The sequence ends with the three fiends celebrating their score by shooting up in a domicile that is decidedly not-quality. From the outside, it looks like it could be the same vacant that Wallace and his makeshift family occupy, but a look inside reveals even more filth and squalor. Johnny once again boasts “my plan, Bubbs,” and Bubbles gives him credit, half bowing and declaring “this here white boy day!”
Then Bubbles proposes a plan of his own. “We’re gonna wait for that cheap-ass speculating motherfucker to put that good copper line back into them rowhouses he’s fixng up, and then, before the drywall go up, we creep back in there and steal that shit right back.” It is a perfect plan, in theory, one that not only pays the contractor back for lowballing them, but also gives them a second score on the same batch of copper. Theoretically, this cycle could continue: Bubbles and crew take that twice-stolen copper to another contractor (maybe the same one who was supposed to receive that original shipment from the copper house), and then another set of fiends goes in and takes that copper for their own score, and so on to infinity.
This is the true flow of energy in the projects.

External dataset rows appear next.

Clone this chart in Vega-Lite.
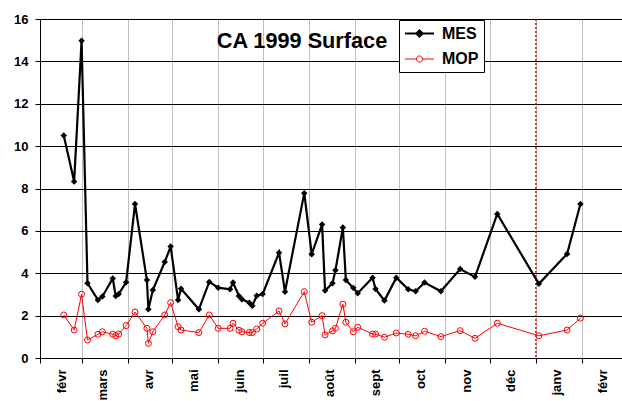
{
  "$schema": "https://vega.github.io/schema/vega-lite/v6.json",
  "width": 582,
  "height": 339,
  "autosize": {"type": "none"},
  "padding": {"left": 40, "top": 19, "right": 0, "bottom": 43},
  "background": "white",
  "config": {
    "view": {"stroke": null},
    "font": "Liberation Sans",
    "axis": {
      "grid": true,
      "gridOpacity": 1,
      "gridWidth": 1,
      "labelFont": "Liberation Sans",
      "labelFontSize": 13,
      "labelFontWeight": "bold",
      "labelColor": "black",
      "tickSize": 5,
      "tickColor": "black",
      "domainColor": "black"
    },
    "axisX": {
      "gridColor": "#c0c0c0",
      "labelAngle": 270,
      "labelAlign": "right",
      "labelBaseline": "middle",
      "labelOffset": 21,
      "labelPadding": 6,
      "labelOverlap": false,
      "labelFlush": false
    },
    "axisY": {
      "gridColor": "#000000",
      "labelPadding": 7
    }
  },
  "title": {
    "text": "CA 1999 Surface",
    "font": "Liberation Sans",
    "fontSize": 21.7,
    "fontWeight": "bold",
    "color": "black",
    "anchor": "middle",
    "frame": "group",
    "dx": -29,
    "offset": -57,
    "baseline": "alphabetic"
  },
  "datasets": {
    "marker": [{"date": "2000-01-01"}],
    "series": [
      {"date": "1999-02-17", "series": "MES", "value": 10.5},
      {"date": "1999-02-24", "series": "MES", "value": 8.33},
      {"date": "1999-03-01", "series": "MES", "value": 14.97},
      {"date": "1999-03-05", "series": "MES", "value": 3.53},
      {"date": "1999-03-12", "series": "MES", "value": 2.74},
      {"date": "1999-03-15", "series": "MES", "value": 2.9},
      {"date": "1999-03-22", "series": "MES", "value": 3.75},
      {"date": "1999-03-24", "series": "MES", "value": 2.93},
      {"date": "1999-03-26", "series": "MES", "value": 3.02},
      {"date": "1999-03-31", "series": "MES", "value": 3.57},
      {"date": "1999-04-06", "series": "MES", "value": 7.27},
      {"date": "1999-04-14", "series": "MES", "value": 3.68},
      {"date": "1999-04-15", "series": "MES", "value": 2.3},
      {"date": "1999-04-18", "series": "MES", "value": 3.21},
      {"date": "1999-04-26", "series": "MES", "value": 4.53},
      {"date": "1999-04-30", "series": "MES", "value": 5.26},
      {"date": "1999-05-05", "series": "MES", "value": 2.74},
      {"date": "1999-05-07", "series": "MES", "value": 3.27},
      {"date": "1999-05-19", "series": "MES", "value": 2.3},
      {"date": "1999-05-26", "series": "MES", "value": 3.59},
      {"date": "1999-06-01", "series": "MES", "value": 3.32},
      {"date": "1999-06-09", "series": "MES", "value": 3.24},
      {"date": "1999-06-11", "series": "MES", "value": 3.56},
      {"date": "1999-06-15", "series": "MES", "value": 2.93},
      {"date": "1999-06-17", "series": "MES", "value": 2.77},
      {"date": "1999-06-22", "series": "MES", "value": 2.61},
      {"date": "1999-06-24", "series": "MES", "value": 2.47},
      {"date": "1999-06-27", "series": "MES", "value": 2.94},
      {"date": "1999-07-01", "series": "MES", "value": 3.02},
      {"date": "1999-07-12", "series": "MES", "value": 4.97},
      {"date": "1999-07-16", "series": "MES", "value": 3.13},
      {"date": "1999-07-29", "series": "MES", "value": 7.78},
      {"date": "1999-08-03", "series": "MES", "value": 4.9},
      {"date": "1999-08-10", "series": "MES", "value": 6.3},
      {"date": "1999-08-12", "series": "MES", "value": 3.18},
      {"date": "1999-08-17", "series": "MES", "value": 3.53},
      {"date": "1999-08-19", "series": "MES", "value": 4.14},
      {"date": "1999-08-24", "series": "MES", "value": 6.16},
      {"date": "1999-08-26", "series": "MES", "value": 3.68},
      {"date": "1999-08-31", "series": "MES", "value": 3.31},
      {"date": "1999-09-03", "series": "MES", "value": 3.06},
      {"date": "1999-09-13", "series": "MES", "value": 3.79},
      {"date": "1999-09-15", "series": "MES", "value": 3.26},
      {"date": "1999-09-21", "series": "MES", "value": 2.71},
      {"date": "1999-09-29", "series": "MES", "value": 3.79},
      {"date": "1999-10-07", "series": "MES", "value": 3.24},
      {"date": "1999-10-12", "series": "MES", "value": 3.15},
      {"date": "1999-10-18", "series": "MES", "value": 3.56},
      {"date": "1999-10-29", "series": "MES", "value": 3.15},
      {"date": "1999-11-11", "series": "MES", "value": 4.2},
      {"date": "1999-11-21", "series": "MES", "value": 3.83},
      {"date": "1999-12-06", "series": "MES", "value": 6.8},
      {"date": "2000-01-03", "series": "MES", "value": 3.5},
      {"date": "2000-01-22", "series": "MES", "value": 4.91},
      {"date": "2000-01-31", "series": "MES", "value": 7.27},
      {"date": "1999-02-17", "series": "MOP", "value": 2.03},
      {"date": "1999-02-24", "series": "MOP", "value": 1.32},
      {"date": "1999-03-01", "series": "MOP", "value": 3.01},
      {"date": "1999-03-05", "series": "MOP", "value": 0.85},
      {"date": "1999-03-12", "series": "MOP", "value": 1.12},
      {"date": "1999-03-15", "series": "MOP", "value": 1.24},
      {"date": "1999-03-22", "series": "MOP", "value": 1.12},
      {"date": "1999-03-24", "series": "MOP", "value": 1.05},
      {"date": "1999-03-26", "series": "MOP", "value": 1.13},
      {"date": "1999-03-31", "series": "MOP", "value": 1.53},
      {"date": "1999-04-06", "series": "MOP", "value": 2.17},
      {"date": "1999-04-14", "series": "MOP", "value": 1.4},
      {"date": "1999-04-15", "series": "MOP", "value": 0.69},
      {"date": "1999-04-18", "series": "MOP", "value": 1.24},
      {"date": "1999-04-26", "series": "MOP", "value": 2.03},
      {"date": "1999-04-30", "series": "MOP", "value": 2.61},
      {"date": "1999-05-05", "series": "MOP", "value": 1.48},
      {"date": "1999-05-07", "series": "MOP", "value": 1.32},
      {"date": "1999-05-19", "series": "MOP", "value": 1.2},
      {"date": "1999-05-26", "series": "MOP", "value": 2.03},
      {"date": "1999-06-01", "series": "MOP", "value": 1.4},
      {"date": "1999-06-09", "series": "MOP", "value": 1.4},
      {"date": "1999-06-11", "series": "MOP", "value": 1.64},
      {"date": "1999-06-15", "series": "MOP", "value": 1.31},
      {"date": "1999-06-17", "series": "MOP", "value": 1.24},
      {"date": "1999-06-22", "series": "MOP", "value": 1.2},
      {"date": "1999-06-24", "series": "MOP", "value": 1.2},
      {"date": "1999-06-27", "series": "MOP", "value": 1.37},
      {"date": "1999-07-01", "series": "MOP", "value": 1.64},
      {"date": "1999-07-12", "series": "MOP", "value": 2.22},
      {"date": "1999-07-16", "series": "MOP", "value": 1.61},
      {"date": "1999-07-29", "series": "MOP", "value": 3.13},
      {"date": "1999-08-03", "series": "MOP", "value": 1.69},
      {"date": "1999-08-10", "series": "MOP", "value": 2.0},
      {"date": "1999-08-12", "series": "MOP", "value": 1.09},
      {"date": "1999-08-17", "series": "MOP", "value": 1.28},
      {"date": "1999-08-19", "series": "MOP", "value": 1.4},
      {"date": "1999-08-24", "series": "MOP", "value": 2.54},
      {"date": "1999-08-26", "series": "MOP", "value": 1.69},
      {"date": "1999-08-31", "series": "MOP", "value": 1.24},
      {"date": "1999-09-03", "series": "MOP", "value": 1.45},
      {"date": "1999-09-13", "series": "MOP", "value": 1.13},
      {"date": "1999-09-15", "series": "MOP", "value": 1.13},
      {"date": "1999-09-21", "series": "MOP", "value": 0.98},
      {"date": "1999-09-29", "series": "MOP", "value": 1.18},
      {"date": "1999-10-07", "series": "MOP", "value": 1.12},
      {"date": "1999-10-12", "series": "MOP", "value": 1.05},
      {"date": "1999-10-18", "series": "MOP", "value": 1.26},
      {"date": "1999-10-29", "series": "MOP", "value": 1.01},
      {"date": "1999-11-11", "series": "MOP", "value": 1.29},
      {"date": "1999-11-21", "series": "MOP", "value": 0.93},
      {"date": "1999-12-06", "series": "MOP", "value": 1.64},
      {"date": "2000-01-03", "series": "MOP", "value": 1.05},
      {"date": "2000-01-22", "series": "MOP", "value": 1.32},
      {"date": "2000-01-31", "series": "MOP", "value": 1.88}
    ]
  },
  "layer": [
    {
      "data": {"name": "marker"},
      "mark": {"type": "rule", "color": "#ff0000", "strokeDash": [2, 2], "strokeWidth": 1.5},
      "encoding": {
        "x": {
          "field": "date",
          "type": "temporal",
          "scale": {
            "type": "utc",
            "domain": [
              {"year": 1999, "month": 2, "date": 1, "utc": true},
              {"year": 2000, "month": 2, "date": 28, "utc": true}
            ]
          },
          "axis": {
            "title": null,
            "grid": true,
            "gridColor": "#c0c0c0",
            "values": [
              {"year": 1999, "month": 2, "date": 1, "utc": true},
              {"year": 1999, "month": 3, "date": 1, "utc": true},
              {"year": 1999, "month": 4, "date": 1, "utc": true},
              {"year": 1999, "month": 5, "date": 1, "utc": true},
              {"year": 1999, "month": 6, "date": 1, "utc": true},
              {"year": 1999, "month": 7, "date": 1, "utc": true},
              {"year": 1999, "month": 8, "date": 1, "utc": true},
              {"year": 1999, "month": 9, "date": 1, "utc": true},
              {"year": 1999, "month": 10, "date": 1, "utc": true},
              {"year": 1999, "month": 11, "date": 1, "utc": true},
              {"year": 1999, "month": 12, "date": 1, "utc": true},
              {"year": 2000, "month": 1, "date": 1, "utc": true},
              {"year": 2000, "month": 2, "date": 1, "utc": true}
            ],
            "labelExpr": "['janv','févr','mars','avr','mai','juin','juil','août','sept','oct','nov','déc'][utcmonth(datum.value)]"
          }
        }
      }
    },
    {
      "data": {"name": "series"},
      "transform": [{"filter": "datum.series === 'MES'"}],
      "mark": {"type": "line", "color": "#000000", "strokeWidth": 2.2},
      "encoding": {
        "x": {"field": "date", "type": "temporal"},
        "y": {
          "field": "value",
          "type": "quantitative",
          "scale": {"domain": [0, 16], "nice": false},
          "axis": {
            "title": null,
            "grid": true,
            "gridColor": "#000000",
            "values": [0, 2, 4, 6, 8, 10, 12, 14, 16]
          }
        }
      }
    },
    {
      "data": {"name": "series"},
      "transform": [{"filter": "datum.series === 'MOP'"}],
      "mark": {"type": "line", "color": "#ff0000", "strokeWidth": 1},
      "encoding": {
        "x": {"field": "date", "type": "temporal"},
        "y": {"field": "value", "type": "quantitative"}
      }
    },
    {
      "data": {"name": "series"},
      "transform": [{"filter": "datum.series === 'MES'"}],
      "mark": {"type": "point", "shape": "diamond", "filled": true, "color": "#000000", "size": 42, "opacity": 1},
      "encoding": {
        "x": {"field": "date", "type": "temporal"},
        "y": {"field": "value", "type": "quantitative"}
      }
    },
    {
      "data": {"name": "series"},
      "transform": [{"filter": "datum.series === 'MOP'"}],
      "mark": {"type": "point", "shape": "circle", "filled": false, "color": "#ff0000", "strokeWidth": 1, "size": 36, "opacity": 1},
      "encoding": {
        "x": {"field": "date", "type": "temporal"},
        "y": {"field": "value", "type": "quantitative"}
      }
    },
    {
      "data": {"name": "series"},
      "transform": [{"filter": "false"}],
      "mark": {"type": "point", "filled": false, "opacity": 1},
      "encoding": {
        "x": {"field": "date", "type": "temporal"},
        "y": {"field": "value", "type": "quantitative"},
        "color": {
          "field": "series",
          "type": "nominal",
          "scale": {"domain": ["MES", "MOP"], "range": ["#000000", "#ff0000"]},
          "legend": {
            "title": null,
            "orient": "none",
            "legendX": 359,
            "legendY": 1,
            "strokeColor": "black",
            "fillColor": "white",
            "padding": 5,
            "rowPadding": 9,
            "symbolSize": 210,
            "symbolOffset": 7,
            "labelOffset": 14,
            "labelFont": "Liberation Sans",
            "labelFontSize": 16,
            "labelFontWeight": "bold",
            "labelColor": "black"
          }
        },
        "shape": {
          "field": "series",
          "type": "nominal",
          "scale": {
            "domain": ["MES", "MOP"],
            "range": [
              "M-2,0L2,0M0,-0.42L0.42,0L0,0.42L-0.42,0ZM0,-0.2L0.2,0L0,0.2L-0.2,0Z",
              "M-2,0L-0.42,0M0.42,0L2,0M-0.42,0A0.42,0.42 0 1,0 0.42,0A0.42,0.42 0 1,0 -0.42,0Z"
            ]
          }
        },
        "strokeWidth": {
          "field": "series",
          "type": "nominal",
          "scale": {"domain": ["MES", "MOP"], "range": [2.2, 1]}
        }
      }
    }
  ]
}
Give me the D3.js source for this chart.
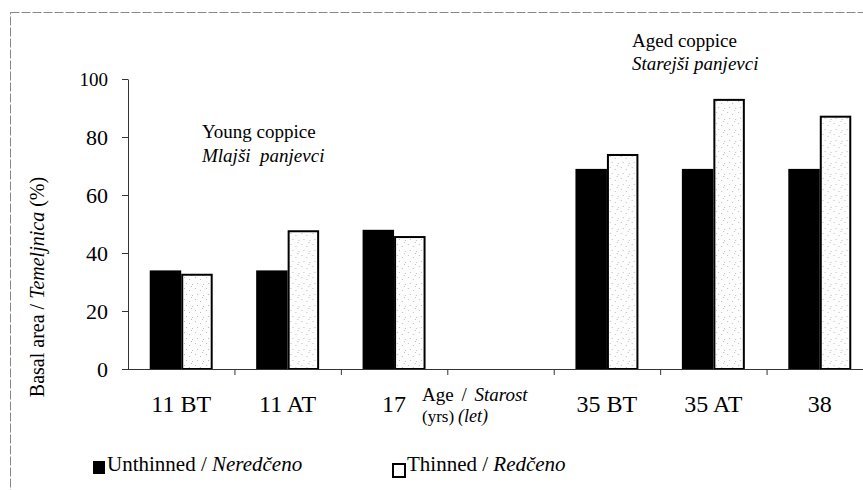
<!DOCTYPE html>
<style>
body { margin: 0; background: #fff; }
svg, svg text { font-family: "Liberation Serif", "Times New Roman", serif; }
.axis .domain, .axis line { stroke: #333; }
</style>
<svg width="863" height="490" class="chart"></svg>
<script src="https://d3js.org/d3.v7.min.js"></script>
<script>

var categories = ["11 BT", "11 AT", "17", "", "35 BT", "35 AT", "38"];
var unthinned = [34, 34, 48, null, 69, 69, 69];
var thinned = [32.5, 47.5, 45.5, null, 73.8, 92.8, 87];
var yTicks = [0, 20, 40, 60, 80, 100];

var svg = d3.select(".chart"),
    plot = {left: 128, right: 873, top: 79, bottom: 369};

// sparse stipple for the thinned bars
var pat = svg.append("defs").append("pattern")
    .attr("id", "stipple")
    .attr("width", 11).attr("height", 11)
    .attr("patternUnits", "userSpaceOnUse");
pat.append("rect").attr("width", 11).attr("height", 11).attr("fill", "#fdfdfd");
[[1, 2], [6, 4], [3, 8], [9, 9], [8, 0]].forEach(function(p) {
  pat.append("rect").attr("x", p[0]).attr("y", p[1])
      .attr("width", 1).attr("height", 1).attr("fill", "#bdbdbd");
});

// outer frame
svg.append("rect")
    .attr("x", 10.5).attr("y", 12.5)
    .attr("width", 900).attr("height", 520)
    .attr("fill", "none")
    .attr("stroke", "#888")
    .attr("stroke-dasharray", "9 2");

var x0 = d3.scaleBand()
    .domain(categories)
    .range([plot.left, plot.right]);

var x1 = d3.scaleBand()
    .domain(["unthinned", "thinned"])
    .range([0, x0.bandwidth()])
    .paddingOuter(0.69);

var y = d3.scaleLinear()
    .domain([0, 100])
    .range([plot.bottom, plot.top]);

var rows = categories.map(function(c, i) {
  return {cat: c, unthinned: unthinned[i], thinned: thinned[i]};
}).filter(function(d) { return d.unthinned != null; });

var groups = svg.append("g").selectAll("g")
  .data(rows)
  .enter().append("g")
    .attr("transform", function(d) { return "translate(" + x0(d.cat) + ",0)"; });

groups.append("rect")
    .attr("x", function(d) { return x1("unthinned"); })
    .attr("y", function(d) { return y(d.unthinned); })
    .attr("width", x1.bandwidth())
    .attr("height", function(d) { return plot.bottom - y(d.unthinned); })
    .attr("fill", "#000");

groups.append("rect")
    .attr("x", function(d) { return x1("thinned") + 1; })
    .attr("y", function(d) { return y(d.thinned); })
    .attr("width", x1.bandwidth() - 2)
    .attr("height", function(d) { return plot.bottom - y(d.thinned); })
    .attr("fill", "url(#stipple)")
    .attr("stroke", "#000")
    .attr("stroke-width", 2);

// y axis
var yAxis = svg.append("g")
    .attr("class", "axis")
    .attr("transform", "translate(" + plot.left + ",0)")
    .call(d3.axisLeft(y).tickValues(yTicks).tickSize(6).tickSizeOuter(0).tickPadding(14));
yAxis.attr("font-family", null).attr("font-size", null);
yAxis.selectAll("text")
    .style("font-family", "'Liberation Serif', serif")
    .style("font-size", function(d) { return (d == 100 ? 19 : 22) + "px"; })
    .attr("fill", "#000");

// x axis line with ticks at band edges
var xAxis = svg.append("g").attr("class", "axis");
xAxis.append("line")
    .attr("x1", plot.left - 6).attr("x2", plot.right)
    .attr("y1", plot.bottom + 0.5).attr("y2", plot.bottom + 0.5);
xAxis.selectAll(".edge")
  .data(categories.slice(1).concat(["end"]))
  .enter().append("line")
    .attr("class", "edge")
    .attr("x1", function(d) { return (d == "end" ? plot.right : x0(d)) + 0.5; })
    .attr("x2", function(d) { return (d == "end" ? plot.right : x0(d)) + 0.5; })
    .attr("y1", plot.bottom).attr("y2", plot.bottom + 6);
xAxis.selectAll(".lab")
  .data(categories)
  .enter().append("text")
    .attr("x", function(d) { return x0(d) + x0.bandwidth() / 2; })
    .attr("y", 412)
    .attr("text-anchor", "middle")
    .attr("font-size", 24)
    .text(function(d) { return d; });

// age label in the empty slot
var ageX = 422;
var age1 = svg.append("text").attr("x", ageX).attr("y", 401).attr("font-size", 19)
    .attr("word-spacing", 3);
age1.append("tspan").text("Age / ");
age1.append("tspan").attr("font-style", "italic").text("Starost");
svg.append("text").attr("x", ageX).attr("y", 422).attr("font-size", 17).text("(yrs)");
svg.append("text").attr("x", 458).attr("y", 422).attr("font-size", 18)
    .attr("font-style", "italic").text("(let)");

// y label
var yl = svg.append("text")
    .attr("transform", "translate(44,287) rotate(-90)")
    .attr("text-anchor", "middle")
    .attr("font-size", 20);
yl.append("tspan").text("Basal area / ");
yl.append("tspan").attr("font-style", "italic").text("Temeljnica");
yl.append("tspan").text(" (%)");

// group annotations
svg.append("text").attr("x", 202).attr("y", 138).attr("font-size", 19).text("Young coppice");
svg.append("text").attr("x", 202).attr("y", 162).attr("font-size", 19)
    .attr("font-style", "italic").style("white-space", "pre").text("Mlajši  panjevci");
svg.append("text").attr("x", 632).attr("y", 47).attr("font-size", 19).text("Aged coppice");
svg.append("text").attr("x", 632).attr("y", 70).attr("font-size", 19)
    .attr("font-style", "italic").text("Starejši panjevci");

// legend
var legend = [
  {x: 92, label: "Unthinned / ", it: "Neredčeno", fill: "#000", stroke: "none", dy: 0},
  {x: 392, label: "Thinned / ", it: "Redčeno", fill: "#fff", stroke: "#000", dy: 3}
];
var lg = svg.selectAll(".legend")
  .data(legend)
  .enter().append("g")
    .attr("class", "legend");
lg.append("rect")
    .attr("x", function(d) { return d.x + 1; })
    .attr("y", function(d) { return 461 + d.dy; })
    .attr("width", 12).attr("height", 13)
    .attr("fill", function(d) { return d.fill; })
    .attr("stroke", function(d) { return d.stroke; })
    .attr("stroke-width", 2);
var lt = lg.append("text")
    .attr("x", function(d) { return d.x + 15; })
    .attr("y", 471)
    .attr("font-size", 21);
lt.append("tspan").text(function(d) { return d.label; });
lt.append("tspan").attr("font-style", "italic").text(function(d) { return d.it; });

</script>
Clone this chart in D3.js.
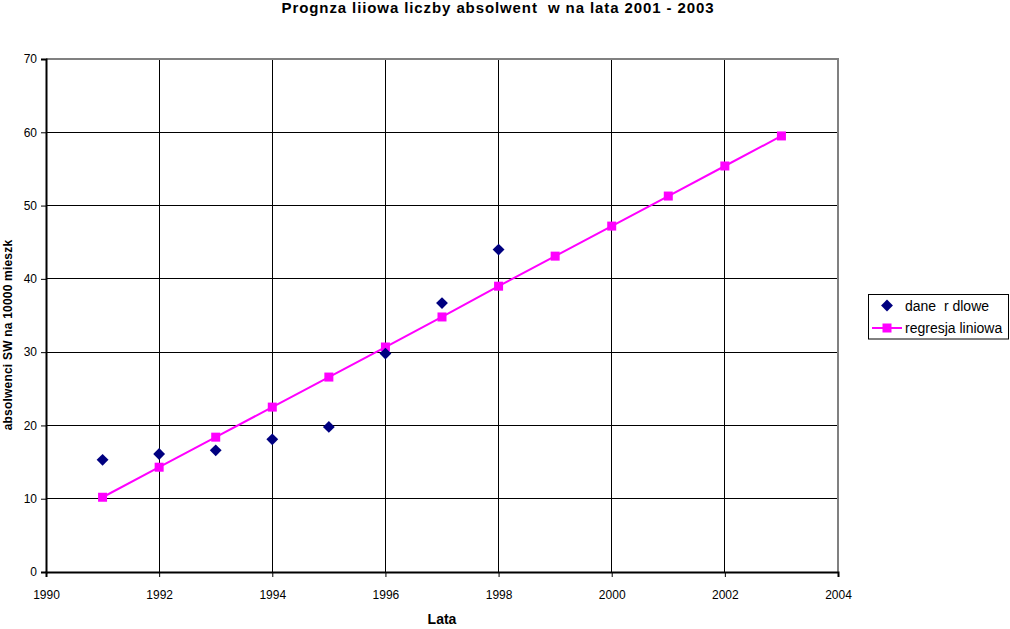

Just as Omar steals from the Barksdales and redistributes the drugs in a different part of town, Bubbles and his crew merely push around the same material from place to place, skimming just enough on each transfer to get their daily blast. The problem is, as the copper goes in and out of the buildings, and the syringes go in and out of their veins, something is always lost. This is a perfect model of urban entropy, where each transfer leads to a minute, immediate growth but a far more devastating longer-term loss: the loss of health, money, material and community. The only ones who gain are the ones who are on the other end of the transaction, the developers who get paid no matter where the copper comes from, and the drug lords collecting money $10 at a time and shipping it off to that giant safe in the corner of the kingpin’s office.
At the end of the episode, equilibrium claims its due. Bubbles wakes from a hard-earned stupor to the sound of shouting in the street below. He goes to the broken window and sees his partner face down on the ground, complaining that the cops are harassing him because he is white. “That boy ain’t got no luck,” Bubbles says sadly. Johnny, who was so proud to be out, ends up right back in. It is white boy day no longer.